For Mastercard investors, the initial approval reduces one major litigation overhang that had loomed over the payments sector for years. Prolonged legal uncertainty around a core revenue line can weigh on valuation multiples, especially in an environment where regulators in the U.S. and abroad are watching payment fees closely. By shifting the dispute into an implementation and monitoring phase, the settlement could make it easier for analysts to model forward-looking margins and assess potential offsets from pricing, volume growth or product mix.
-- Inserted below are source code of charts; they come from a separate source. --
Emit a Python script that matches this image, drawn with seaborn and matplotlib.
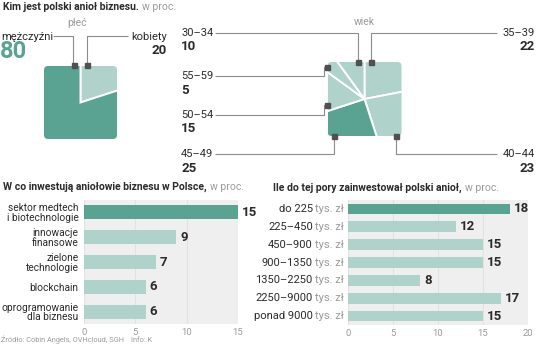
import matplotlib
matplotlib.use('Agg')
import matplotlib.pyplot as plt
import seaborn as sns
import pandas as pd
from matplotlib.patches import FancyBboxPatch

# --- data -------------------------------------------------------------
gender_labels = ['kobiety', 'mężczyźni']
gender_values = [20, 80]

age_labels = ['35–39', '40–44', '45–49', '50–54', '55–59', '30–34']
age_values = [22, 23, 25, 15, 5, 10]

sector_labels = ['sektor medtech\ni biotechnologie', 'innowacje\nfinansowe',
                 'zielone\ntechnologie', 'blockchain', 'oprogramowanie\ndla biznesu']
sector_values = [15, 9, 7, 6, 6]

amount_labels = ['do 225', '225–450', '450–900', '900–1350',
                 '1350–2250', '2250–9000', 'ponad 9000']
amount_values = [18, 12, 15, 15, 8, 17, 15]
amount_unit = 'tys. zł'

# --- style ------------------------------------------------------------
DARK = '#5aa393'
LIGHT = '#afd2ca'
TEXT = '#2a2a2a'
GREY = '#9a9a9a'
LINE = '#8c8c8c'
MARK = '#505050'

sns.set_theme(style='white')
plt.rcParams['font.family'] = ['Liberation Sans Narrow', 'Roboto', 'DejaVu Sans']

W, H = 536, 348
fig = plt.figure(figsize=(W / 100, H / 100), dpi=100)


def box(x0, y0, x1, y1):
    return [x0 / W, 1 - y1 / H, (x1 - x0) / W, (y1 - y0) / H]


ov = fig.add_axes([0, 0, 1, 1], zorder=5)
ov.set_xlim(0, W)
ov.set_ylim(H, 0)
ov.axis('off')
ov.patch.set_alpha(0)

fig.canvas.draw()
renderer = fig.canvas.get_renderer()


def two_part(x, y, first, second, size=7.5, weight='bold', color=TEXT, gap=3):
    t = ov.text(x, y, first, fontsize=size, fontweight=weight, color=color,
                ha='left', va='center')
    w = t.get_window_extent(renderer).width
    ov.text(x + w + gap, y, second, fontsize=size, color=GREY, ha='left', va='center')


def leader(xs, ys, mark):
    ov.plot(xs, ys, color=LINE, lw=0.8, solid_capstyle='butt')
    ov.plot([mark[0]], [mark[1]], marker='s', ms=3.6, color=MARK, mec=MARK)


def label_pair(x, y, name, value, ha):
    ov.text(x, y, name, fontsize=8, color=TEXT, ha=ha, va='center')
    ov.text(x, y + 14, str(value), fontsize=9.5, fontweight='bold',
            color=TEXT, ha=ha, va='center')


def square_pie(rect, values, colors):
    ax = fig.add_axes(rect)
    wedges, _ = ax.pie(values, colors=colors, startangle=90, counterclock=False,
                       radius=1.6, wedgeprops=dict(edgecolor='white', linewidth=1.4))
    ax.set_xlim(-1, 1)
    ax.set_ylim(-1, 1)
    ax.set_aspect('equal')
    ax.axis('off')
    clip = FancyBboxPatch((-1, -1), 2, 2, boxstyle='round,pad=0,rounding_size=0.11',
                          transform=ax.transData)
    for w in wedges:
        w.set_clip_on(True)
        w.set_clip_path(clip)
    return ax


# --- top: who is the Polish business angel ----------------------------
two_part(3, 7, 'Kim jest polski anioł biznesu.', 'w proc.')

ov.text(77, 23, 'płeć', fontsize=7.5, color=GREY, ha='center', va='center')
square_pie(box(44, 66, 117, 139), gender_values, [LIGHT, DARK])

ov.text(1, 37, gender_labels[1], fontsize=8, color=TEXT, ha='left', va='center')
ov.text(0, 52, str(gender_values[1]), fontsize=17, fontweight='bold', color=DARK,
        ha='left', va='center')
leader([53, 73, 73], [35.5, 35.5, 64], (74, 65))

label_pair(167, 37, gender_labels[0], gender_values[0], 'right')
leader([128, 87, 87], [35.5, 35.5, 64], (87, 65))

ov.text(364, 22, 'wiek', fontsize=7.5, color=GREY, ha='center', va='center')
age_colors = [DARK if lab == '45–49' else LIGHT for lab in age_labels]
square_pie(box(327, 62, 402, 136), age_values, age_colors)

age = dict(zip(age_labels, age_values))
label_pair(181, 33, '30–34', age['30–34'], 'left')
leader([215, 358, 358], [33, 33, 61], (358, 62))

label_pair(535, 33, '35–39', age['35–39'], 'right')
leader([497, 371, 371], [32.5, 32.5, 61], (371, 62))

label_pair(181, 76, '55–59', age['55–59'], 'left')
leader([215, 323.5, 323.5, 326], [76, 76, 67, 67], (327, 67))

label_pair(181, 115, '50–54', age['50–54'], 'left')
leader([215, 323.5, 323.5, 326], [115, 115, 105, 105], (327, 105))

label_pair(181, 154, '45–49', age['45–49'], 'left')
leader([215, 334, 334], [154, 154, 137], (334, 136))

label_pair(535, 154, '40–44', age['40–44'], 'right')
leader([497, 396, 396], [154, 154, 137], (396, 136))


# --- bottom: bar charts -----------------------------------------------
def bars(rect, labels, values, xmax, ticks, width, ysize):
    ax = fig.add_axes(rect)
    df = pd.DataFrame({'cat': labels, 'val': values})
    pal = [DARK] + [LIGHT] * (len(labels) - 1)
    sns.barplot(data=df, x='val', y='cat', hue='cat', palette=pal, legend=False,
                ax=ax, width=width, saturation=1, linewidth=0)
    ax.set_xlim(0, xmax)
    ax.set_xticks(ticks)
    ax.set_facecolor('#efefef')
    ax.grid(axis='x', color='#e2e2e2', lw=0.8)
    ax.grid(axis='y', visible=False)
    ax.set_axisbelow(True)
    for s in ax.spines.values():
        s.set_visible(False)
    ax.tick_params(axis='x', length=0, pad=3, labelsize=6.8, labelcolor=GREY)
    ax.tick_params(axis='y', length=0, pad=4, labelsize=ysize, labelcolor=TEXT)
    ax.set_xlabel('')
    ax.set_ylabel('')
    for c in ax.containers:
        ax.bar_label(c, padding=3, fontweight='bold', fontsize=9.5, color=TEXT)
    return ax


two_part(3, 187, 'W co inwestują aniołowie biznesu w Polsce,', 'w proc.')
ax1 = bars(box(84, 200, 238, 324), sector_labels, sector_values, 15,
           [0, 5, 10, 15], 0.57, 7.3)
for t in ax1.get_yticklabels():
    t.set_linespacing(0.95)

two_part(273, 188, 'Ile do tej pory zainwestował polski anioł,', 'w proc.')
ax2 = bars(box(348, 200, 528, 325), amount_labels, amount_values, 20,
           [0, 5, 10, 15, 20], 0.6, 8)
ax2.set_yticks(range(len(amount_labels)))
ax2.set_yticklabels([])
ax_w = 180.0
for i, lab in enumerate(amount_labels):
    u = ax2.text(-4 / ax_w, i, amount_unit, transform=ax2.get_yaxis_transform(),
                 fontsize=8, color=GREY, ha='right', va='center')
    uw = u.get_window_extent(renderer).width
    ax2.text(-(4 + uw + 2.5) / ax_w, i, lab, transform=ax2.get_yaxis_transform(),
             fontsize=8, color=TEXT, ha='right', va='center')

two_part(1, 340, 'Źródło: Cobin Angels, OVHcloud, SGH', 'Info: K', size=5.3,
         weight='normal', color=GREY, gap=7)

fig.savefig('out.png', dpi=100)
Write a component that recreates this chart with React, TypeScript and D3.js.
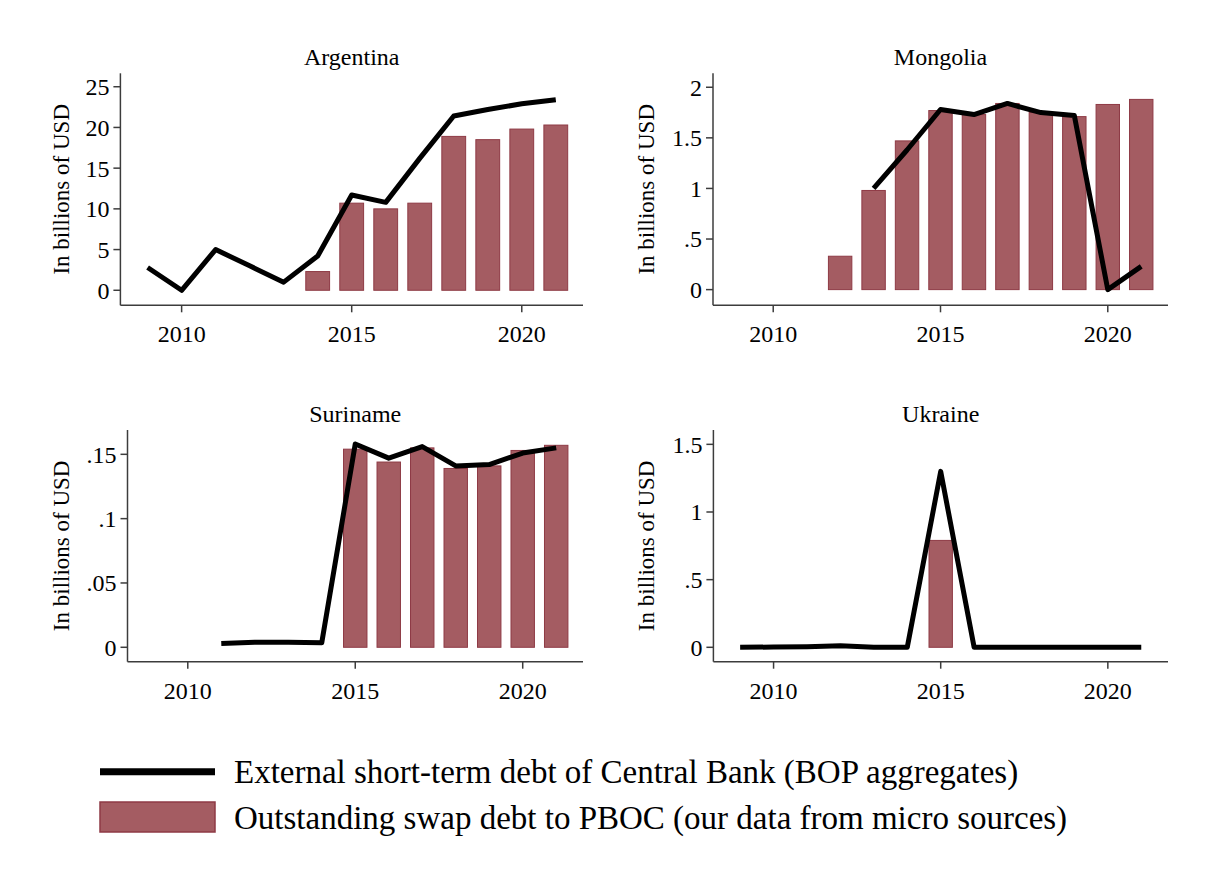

The context of the settlement is a payments landscape that has evolved considerably since the original lawsuits were filed, with e-commerce growth, contactless adoption and digital wallets increasing the number of payment use cases that run across the Mastercard network. Even if some fee levels are adjusted, ongoing digitization of commerce continues to support higher transaction volumes, which is a key driver of Mastercard's top line. In addition, the company has spent years diversifying beyond pure transaction processing into value-added services such as fraud analytics, data services and open banking connectivity, giving it more levers than interchange alone to drive revenue.
On the bond market, Mastercard continues to tap fixed-income investors to support its capital structure. For example, a Mastercard bond maturing on June 8, 2028 shows quarterly interest payments, with the next coupon date on September 8, 2026, highlighting ongoing access to credit markets and a typical investment-grade funding profile for a large global payments player. Separately, new U.S. dollar notes issued by Mastercard in 2026 are listed at a German exchange at prices near par, reflecting stable demand for the company's debt securities and the market's confidence in its cash flow resilience.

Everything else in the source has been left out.